The present invention relates to a swirl generator that centrifugally isolates dust particles from air to be fed to an engine and draws the air free from the dust particles to an air cleaner body.
As shown in FIG. 9, this type of air cleaner mainly includes an inlet duct 85, a pre-cleaner 81, and an air cleaner body 86. A swirl generator 80 is located in the pre-cleaner 81. The swirl generator 80 applies swirl force to air 84 that has been introduced into the inlet duct 85. The air 84 thus forms a swirl flow 82. In this state, dust particles contained in the air 84 receive centrifugal force and thus move from the center of the pre-cleaner 81 toward an inner wall of the duct 71. The air 84 thus flows from the left-hand side to the right-hand side as viewed in FIG. 9 and is then sent to the engine. After having reached the vicinity of the inner wall of the duct 71, the dust particles in the air 84 are collected by a dust discharge valve 83, which is located below the duct 71, and then discharged to the exterior of the duct 71. A filter element 88 is arranged in the air cleaner body 86. The filter element 88 removes smaller-sized dust particles from the air 84. In this manner, clean air 89 is supplied to the engine.
For example, Japanese Laid-Open Patent Publication No. 63-192951 discloses a pre-cleaner having a swirl generator. As shown in FIG. 10A, the swirl generator 80 described in this document includes a central portion having a nose cone 91, an outer circumferential portion having a cylindrical ring 92, and a plurality of guide vanes 90, which are provided between the central portion and the outer circumferential portion. The guide vanes 90 are spaced at equal intervals. As shown in FIGS. 10B and 10C, a guide fin 95 is located in an upstream portion of each of the guide vanes 90. A deflecting fin 93 is arranged in a downstream portion of each guide vane 90. Each of the deflecting fins 93 is inclined at a predetermined angle with respect to the corresponding one of the guide fins 95. Each guide fin 95 adjusts the flow of the air 84. The corresponding deflecting fin 93 then changes the flow direction of the air 84. As a result, the swirl flow 82 is formed by the air 84.

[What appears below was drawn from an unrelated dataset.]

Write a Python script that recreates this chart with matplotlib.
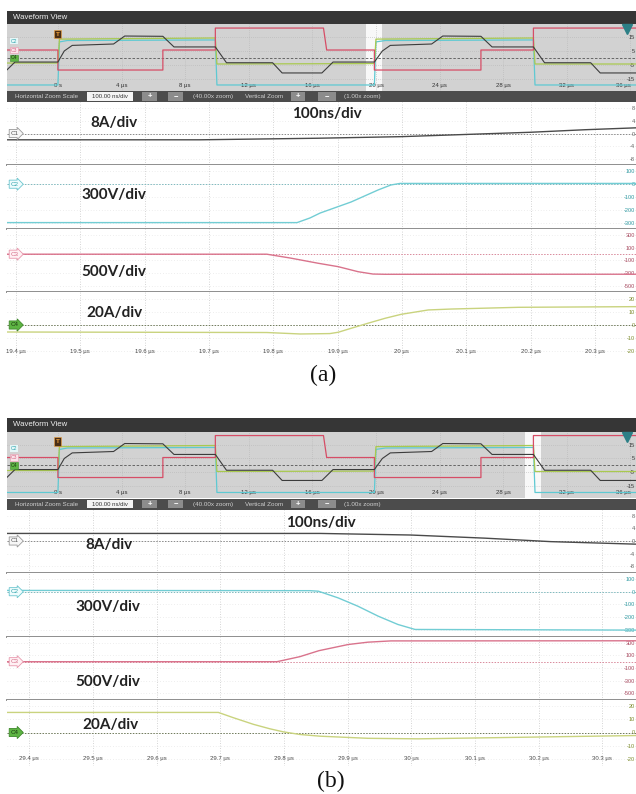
import matplotlib
matplotlib.use("Agg")
import matplotlib.pyplot as plt
import matplotlib.transforms as mtransforms
from matplotlib.patches import Rectangle

plt.rcParams['font.family'] = ['Liberation Sans', 'DejaVu Sans']

W, H = 636, 794

# ---------------- overview data (display units, time in µs) ----------------
ov_ticks = [0, 4, 8, 12, 16, 20, 24, 28, 32, 36]
ov_ticklabels = ['0 s', '4 µs', '8 µs', '12 µs', '16 µs', '20 µs', '24 µs', '28 µs', '32 µs', '36 µs']
ov_yticks = [15, 5, -5, -15]

ov_red_t = [-3.4, 0.0, 0.0, 6.6, 6.6, 9.9, 9.9, 16.7, 16.9, 19.9, 19.9, 26.6, 26.6, 29.9, 29.9, 36.6]
ov_red_v = [5.7, 5.7, -8.6, -8.6, 5.7, 5.7, 21.4, 21.4, 5.7, 5.7, -8.6, -8.6, 5.7, 5.7, 21.4, 21.4]
ov_cyan_t = [-3.4, 0.0, 0.1, 0.6, 9.9, 10.0, 19.9, 20.0, 20.6, 29.9, 30.0, 36.6]
ov_cyan_v = [-19.3, -19.3, 11.5, 12.5, 12.9, -19.3, -19.3, 11.5, 12.5, 12.9, -19.3, -19.3]
ov_green_t = [-3.4, 0.0, 0.1, 9.9, 10.0, 19.9, 20.0, 29.9, 30.0, 36.6]
ov_green_v = [-3.6, -3.6, 13.5, 14.3, -4.3, -4.0, 13.5, 14.3, -4.3, -4.3]
ov_black_t = [-3.4, -2.7, 0.0, 0.4, 0.9, 3.5, 4.2, 6.6, 7.3, 9.9, 10.6, 13.5, 14.1, 16.6, 17.3,
              19.9, 20.4, 20.9, 23.5, 24.2, 26.6, 27.3, 29.9, 30.6, 33.5, 34.1, 36.6]
ov_black_v = [-10.7, -2.9, -2.9, 5.0, 9.0, 10.0, 15.7, 15.5, 7.9, 7.9, -3.4, -3.4, -10.7, -10.7, -2.9,
              -2.9, 5.0, 9.0, 10.0, 15.7, 15.5, 7.9, 7.9, -3.4, -3.4, -10.7, -10.7]

# ---------------- zoomed data, panel (a) ----------------
a_xticks = [19.4, 19.5, 19.6, 19.7, 19.8, 19.9, 20.0, 20.1, 20.2, 20.3]
a_xticklabels = ['19.4 µs', '19.5 µs', '19.6 µs', '19.7 µs', '19.8 µs', '19.9 µs', '20 µs', '20.1 µs', '20.2 µs', '20.3 µs']
a_t_c1 = [19.386, 19.686, 19.870, 19.999, 20.201, 20.285, 20.364]
a_v_c1 = [-2.0, -2.0, -1.5, -1.0, 0.4, 1.2, 1.8]
a_t_c2 = [19.386, 19.837, 19.857, 19.873, 19.921, 19.963, 19.983, 19.997, 20.364]
a_v_c2 = [-300, -300, -264, -225, -139, -45, -6, 6, 6]
a_t_c3 = [19.386, 19.790, 19.826, 19.870, 19.901, 19.932, 19.955, 19.974, 20.364]
a_v_c3 = [0, 0, -60, -144, -198, -278, -315, -319, -318]
a_t_c4 = [19.386, 19.790, 19.842, 19.888, 19.901, 19.921, 19.947, 19.974, 19.999, 20.041, 20.077, 20.181, 20.364]
a_v_c4 = [-5.3, -5.7, -6.8, -6.5, -5.5, -2.5, 1.3, 5.1, 8.1, 11.4, 12.1, 13.4, 13.9]

# ---------------- zoomed data, panel (b) ----------------
b_xticks = [29.4, 29.5, 29.6, 29.7, 29.8, 29.9, 30.0, 30.1, 30.2, 30.3]
b_xticklabels = ['29.4 µs', '29.5 µs', '29.6 µs', '29.7 µs', '29.8 µs', '29.9 µs', '30 µs', '30.1 µs', '30.2 µs', '30.3 µs']
b_t_c1 = [29.365, 29.857, 29.999, 30.116, 30.219, 30.353]
b_v_c1 = [2.4, 2.4, 1.9, 0.9, -0.2, -1.0]
b_t_c2 = [29.365, 29.841, 29.854, 29.885, 29.916, 29.948, 29.979, 30.006, 30.353]
b_v_c2 = [10, 8, 4, -48, -113, -191, -256, -295, -300]
b_t_c3 = [29.365, 29.789, 29.825, 29.855, 29.901, 29.932, 29.968, 30.353]
b_v_c3 = [0, 0, 80, 175, 273, 310, 330, 332]
b_t_c4 = [29.365, 29.697, 29.720, 29.752, 29.778, 29.799, 29.825, 29.857, 29.932, 30.011, 30.353]
b_v_c4 = [15.2, 15.2, 11.3, 6.2, 2.8, 0.5, -1.5, -2.8, -4.4, -4.8, -2.3]

# channel vertical settings
ch_names = ['C1', 'C2', 'C3', 'C4']
ch_yticks = [[8, 4, 0, -4, -8], [100, 0, -100, -200, -300], [300, 100, -100, -300, -500], [20, 10, 0, -10, -20]]
ch_ylims = [(-10, 10), (-350, 150), (-600, 400), (-25, 25)]
ch_scale_text = ['8A/div', '300V/div', '500V/div', '20A/div']

trace_colors = ['#4a4a4a', '#72cdd4', '#d9738c', '#c9d37e']
label_colors = ['#606060', '#2f9aa2', '#a84a60', '#7d8c2c']
zero_colors = ['#8a8a8a', '#7fb9be', '#d98a9c', '#6f7a5a']
tag_fc = ['#f7f7f7', '#effcfd', '#fff1f4', '#5db443']
tag_ec = ['#9a9a9a', '#6cc6cf', '#e898ad', '#3f8a2c']
tag_tc = ['#555555', '#2fa3ab', '#d36a86', '#1d3a12']

fig = plt.figure(figsize=(W / 100, H / 100), dpi=100)
fig.patch.set_facecolor('white')


def rect(x0, y0, x1, y1):
    return [x0 / W, 1 - y1 / H, (x1 - x0) / W, (y1 - y0) / H]


def draw_panel(dy, xlim, xticks, xticklabels, traces, text_pos, caption, cap_xy):
    # title bar
    axt = fig.add_axes(rect(7, 11 + dy, 636, 24 + dy))
    axt.set_axis_off()
    axt.add_patch(Rectangle((0, 0), 1, 1, transform=axt.transAxes, fc='#363636', ec='none'))
    axt.text(0.01, 0.5, 'Waveform View', color='#f0f0f0', fontsize=5.6, va='center', ha='left',
             transform=axt.transAxes)

    # overview
    axo = fig.add_axes(rect(7, 24 + dy, 636, 91 + dy))
    axo.set_facecolor('#d2d2d2')
    axo.set_xlim(-3.2, 36.35)
    axo.set_ylim(-23.6, 24.3)
    for s in axo.spines.values():
        s.set_visible(False)
    axo.axvspan(xlim[0], xlim[1], color='white', alpha=0.85, zorder=1, lw=0)
    axo.grid(True, color='#b4b4b4', ls=(0, (1, 2)), lw=0.5)
    axo.set_xticks(ov_ticks)
    axo.set_xticklabels(ov_ticklabels)
    axo.set_yticks(ov_yticks)
    axo.set_yticklabels([str(v) for v in ov_yticks])
    axo.tick_params(axis='x', length=0, pad=-6.0, labelsize=4.3, labelcolor='#333333')
    axo.tick_params(axis='y', length=0, labelleft=False, labelright=True, pad=-0.8, labelsize=4.0,
                    labelcolor='#333333')
    for lab in axo.get_yticklabels():
        lab.set_ha('right')
    axo.get_xticklabels()[-1].set_ha('right')
    axo.axhline(0, color='#555555', ls=(0, (3, 2)), lw=0.6, zorder=2)
    axo.plot(ov_cyan_t, ov_cyan_v, color='#5ec9d2', lw=0.9, zorder=3)
    axo.plot(ov_green_t, ov_green_v, color='#a9c94f', lw=0.9, zorder=3)
    axo.plot(ov_red_t, ov_red_v, color='#d64d66', lw=0.9, zorder=4)
    axo.plot(ov_black_t, ov_black_v, color='#3c3c3c', lw=0.8, zorder=5)
    bt = mtransforms.blended_transform_factory(axo.transAxes, axo.transData)
    axo.text(0.006, 12.1, 'C2', fontsize=3.6, color='#2fa3ab', va='center', transform=bt,
             bbox=dict(boxstyle='square,pad=0.15', fc='#e6f7f8', ec='none'), zorder=6)
    axo.text(0.006, 5.7, 'C3', fontsize=3.6, color='#d36a86', va='center', transform=bt,
             bbox=dict(boxstyle='square,pad=0.15', fc='#fbe3ea', ec='#e898ad', lw=0.4), zorder=6)
    axo.text(0.006, 0.0, 'C4', fontsize=3.6, color='#1d3a12', va='center', transform=bt,
             bbox=dict(boxstyle='square,pad=0.15', fc='#5db443', ec='#3f8a2c', lw=0.4), zorder=6)
    axo.text(0, 0.85, 'T', fontsize=4.5, color='#f3a43c', ha='center', va='center', fontweight='bold',
             transform=mtransforms.blended_transform_factory(axo.transData, axo.transAxes),
             bbox=dict(boxstyle='square,pad=0.25', fc='#4a2e16', ec='#f3a43c', lw=0.4), zorder=7)
    axo.plot([0.985], [0.92], marker='v', ms=7, color='#2c7f86', transform=axo.transAxes,
             clip_on=False, zorder=7)

    # control bar
    axc = fig.add_axes(rect(7, 91 + dy, 636, 102 + dy))
    axc.set_xlim(7, 636)
    axc.set_ylim(0, 1)
    axc.set_axis_off()
    axc.add_patch(Rectangle((7, 0), 629, 1, fc='#4c4c4c', ec='none'))
    tc = '#cfcfcf'
    axc.text(15, 0.5, 'Horizontal Zoom Scale', color=tc, fontsize=4.5, va='center')
    axc.add_patch(Rectangle((87, 0.12), 46, 0.76, fc='#f4f4f4', ec='none'))
    axc.text(110, 0.5, '100.00 ns/div', color='#333333', fontsize=4.3, va='center', ha='center')
    for x0, x1, s in [(142, 157, '+'), (168, 183, '−'), (291, 305, '+'), (318, 336, '−')]:
        axc.add_patch(Rectangle((x0, 0.12), x1 - x0, 0.76, fc='#8c8c8c', ec='none'))
        axc.text((x0 + x1) / 2, 0.5, s, color='white', fontsize=5.5, ha='center', va='center',
                 fontweight='bold')
    axc.text(193, 0.5, '(40.00x zoom)', color=tc, fontsize=4.5, va='center')
    axc.text(245, 0.5, 'Vertical Zoom', color=tc, fontsize=4.5, va='center')
    axc.text(344, 0.5, '(1.00x zoom)', color=tc, fontsize=4.5, va='center')

    # channel bands
    bands = [(102, 165), (165, 229), (229, 292), (292, 358)]
    axes = []
    for i, (y0, y1) in enumerate(bands):
        ax = fig.add_axes(rect(7, y0 + dy, 636, y1 + dy))
        ax.set_facecolor('white')
        ax.set_xlim(*xlim)
        ax.set_ylim(*ch_ylims[i])
        ax.set_xticks(xticks)
        ax.set_yticks(ch_yticks[i])
        ax.set_yticklabels([str(v) for v in ch_yticks[i]])
        ax.tick_params(axis='y', length=0, labelleft=False, labelright=True, pad=-0.8,
                       labelsize=4.1, labelcolor=label_colors[i])
        for lab in ax.get_yticklabels():
            lab.set_ha('right')
        if i == 3:
            ax.set_xticklabels(xticklabels)
            ax.tick_params(axis='x', length=0, pad=-6.6, labelsize=4.3, labelcolor='#444444')
        else:
            ax.tick_params(axis='x', length=0, labelbottom=False)
        ax.grid(True, axis='x', color='#c6c6c6', ls=(0, (1, 2)), lw=0.6)
        ax.grid(True, axis='y', color='#dedede', ls=(0, (1, 3)), lw=0.5)
        for name in ['top', 'left', 'right']:
            ax.spines[name].set_visible(False)
        if i < 3:
            ax.spines['bottom'].set_color('#8e8e8e')
            ax.spines['bottom'].set_linewidth(1.4)
        else:
            ax.spines['bottom'].set_visible(False)
        ax.axhline(0, color=zero_colors[i], ls=(0, (1.5, 1.5)), lw=0.7, zorder=2)
        t, v = traces[i]
        ax.plot(t, v, color=trace_colors[i], lw=1.0, zorder=3)
        bt = mtransforms.blended_transform_factory(ax.transAxes, ax.transData)
        ax.text(0.006, 0, ch_names[i], fontsize=4.5, color=tag_tc[i], va='center', ha='left',
                transform=bt, zorder=6,
                bbox=dict(boxstyle='rarrow,pad=0.25', fc=tag_fc[i], ec=tag_ec[i], lw=0.6))
        axes.append(ax)

    for (s, (x, y)) in zip(['8A/div', '100ns/div', '300V/div', '500V/div', '20A/div'], text_pos):
        fig.text(x / W, 1 - (y + dy) / H, s, ha='center', va='center', fontsize=11,
                 fontweight='bold', family='Lato', color='#222222')
    fig.text(cap_xy[0] / W, 1 - cap_xy[1] / H, caption, ha='center', va='center', fontsize=17,
             family='Liberation Serif', color='#111111')


draw_panel(0, (19.386, 20.364), a_xticks, a_xticklabels,
           [(a_t_c1, a_v_c1), (a_t_c2, a_v_c2), (a_t_c3, a_v_c3), (a_t_c4, a_v_c4)],
           [(114, 123), (327, 114), (114, 195), (114, 272), (114, 313)], '(a)', (323, 375))
draw_panel(407.5, (29.365, 30.353), b_xticks, b_xticklabels,
           [(b_t_c1, b_v_c1), (b_t_c2, b_v_c2), (b_t_c3, b_v_c3), (b_t_c4, b_v_c4)],
           [(109, 545 - 407.5), (321, 523 - 407.5), (108, 607 - 407.5), (108, 682 - 407.5),
            (110, 725 - 407.5)], '(b)', (331, 781))

fig.savefig('out.png', dpi=100, facecolor='white')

The output performance of an engine of a vehicle has been significantly improved in recent years. The engine thus requires a correspondingly increased air supply. However, the size of the vehicle is substantially unchanged before and after such improvement and the engine compartment has only limited space for accommodating devices of an intake system. Yet, a greater number of auxiliary devices must be received in the engine compartment. Thus, to ensure a higher output of the engine, the inner diameters of the intake ducts may be equalized to raise the flow rate of the air sent to the engine. If the swirl generator 80, which is a conventional type, is used to remove dust particles from the air that flows at a higher flow rate, the flow of the air may be separated from the joint portions between the guide fins 95 and the corresponding deflecting fins 93. This not only generates noise in an intake pipe but also disadvantageously influences an engine control system. Specifically, separation of the air flow from the joint portions causes erroneous operation of an air flowmeter, which detects an intake air amount, or loss of the output of the engine due to decreased air intake efficiency. Also, the separation of the air flow hampers the generation of a swirl flow. Dust isolating performance of the swirl generator 80 is thus lowered.
To suppress such separation of the air flow, the angle between each guide fin 95 and the corresponding deflecting fin 93 may be decreased. However, this decreases swirl forming performance of the deflecting fins 93.